Stop at the line containing "plt.rcParams['font.family'] = ['Liberation": write out every line from the beginning of the entries up to and including it, minus the pictures.

- - - -

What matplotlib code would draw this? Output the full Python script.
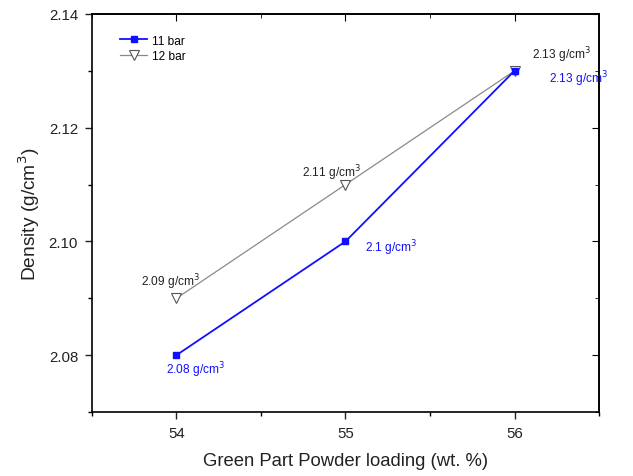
import matplotlib
matplotlib.use("Agg")
import matplotlib.pyplot as plt
from matplotlib.ticker import MultipleLocator

plt.rcParams['font.family'] = ['Liberation Sans', 'DejaVu Sans']

loading = [54, 55, 56]
density_11 = [2.08, 2.10, 2.13]
density_12 = [2.09, 2.11, 2.13]
labels_11 = ["2.08 g/cm$^3$", "2.1 g/cm$^3$", "2.13 g/cm$^3$"]
labels_12 = ["2.09 g/cm$^3$", "2.11 g/cm$^3$", "2.13 g/cm$^3$"]

fig = plt.figure(figsize=(6.33, 4.77), dpi=100)
ax = fig.add_axes([0.1453, 0.1342, 0.8010, 0.8344])

blue = '#1010ff'
gray = '#8a8a8a'
ax.plot(loading, density_11, color=blue, lw=1.3, marker='s', ms=5,
        mfc=blue, mec=blue, label='11 bar', zorder=3)
ax.plot(loading, density_12, color=gray, lw=0.9, marker='v', ms=7,
        mfc='white', mec='#555555', mew=0.8, label='12 bar', zorder=2)

# annotations (offsets in points)
off_11 = [(14, -10, 'center'), (14, -4, 'left'), (25, -5, 'left')]
off_12 = [(-4, 12, 'center'), (-10, 9, 'center'), (34, 12, 'center')]
for x, y, t, (dx, dy, ha) in zip(loading, density_11, labels_11, off_11):
    ax.annotate(t, (x, y), xytext=(dx, dy), textcoords='offset points',
                ha=ha, va='center', fontsize=8.6, color=blue)
for x, y, t, (dx, dy, ha) in zip(loading, density_12, labels_12, off_12):
    ax.annotate(t, (x, y), xytext=(dx, dy), textcoords='offset points',
                ha=ha, va='center', fontsize=8.6, color='#222222')

ax.set_xlim(53.5, 56.5)
ax.set_ylim(2.07, 2.14)
ax.xaxis.set_major_locator(MultipleLocator(1))
ax.xaxis.set_minor_locator(MultipleLocator(0.5))
ax.yaxis.set_major_locator(MultipleLocator(0.02))
ax.yaxis.set_minor_locator(MultipleLocator(0.01))
ax.yaxis.set_major_formatter(matplotlib.ticker.FormatStrFormatter('%.2f'))
ax.tick_params(which='major', direction='out', length=5, width=1, labelsize=10.8,
               colors='#222222', pad=5)
ax.tick_params(which='minor', direction='out', length=3, width=1)

secx = ax.secondary_xaxis('top')
secx.xaxis.set_major_locator(MultipleLocator(1))
secx.xaxis.set_minor_locator(MultipleLocator(0.5))
secx.tick_params(which='major', direction='in', length=5, labeltop=False)
secx.tick_params(which='minor', direction='in', length=3)
secy = ax.secondary_yaxis('right')
secy.yaxis.set_major_locator(MultipleLocator(0.02))
secy.yaxis.set_minor_locator(MultipleLocator(0.01))
secy.tick_params(which='major', direction='in', length=5, labelright=False)
secy.tick_params(which='minor', direction='in', length=3)

for s in ax.spines.values():
    s.set_linewidth(1.2)
secx.spines['top'].set_linewidth(1.2)
secy.spines['right'].set_linewidth(1.2)

ax.set_xlabel('Green Part Powder loading (wt. %)', fontsize=13.3, labelpad=9, color='#222222')
ax.set_ylabel('Density (g/cm$^3$)', fontsize=13.8, labelpad=5, color='#222222')

ax.legend(loc='upper left', bbox_to_anchor=(0.035, 0.975), frameon=False,
          fontsize=8.6, handlelength=2.2, handletextpad=0.4, labelspacing=0.3)

fig.savefig('out.png', dpi=100)
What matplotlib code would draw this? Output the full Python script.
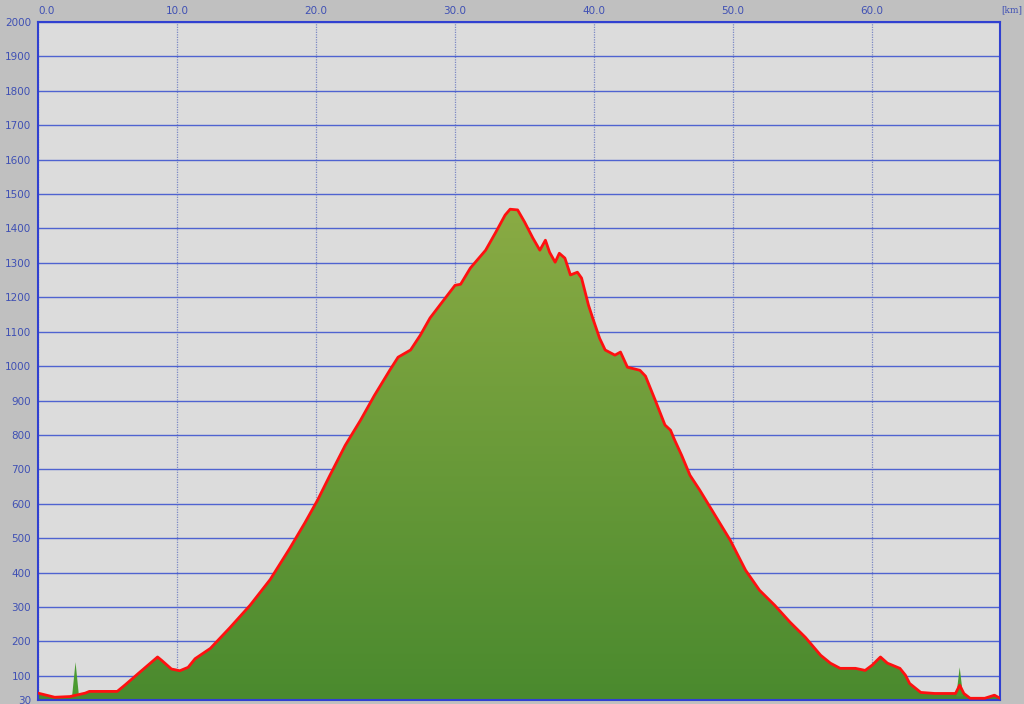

- - - -

■ EXPECTED ANSWER ■
What matplotlib code would draw this? Output the full Python script.
import matplotlib
matplotlib.use("Agg")
import matplotlib.pyplot as plt
from matplotlib.ticker import MultipleLocator

plt.rcParams['font.family'] = ['Liberation Sans', 'DejaVu Sans']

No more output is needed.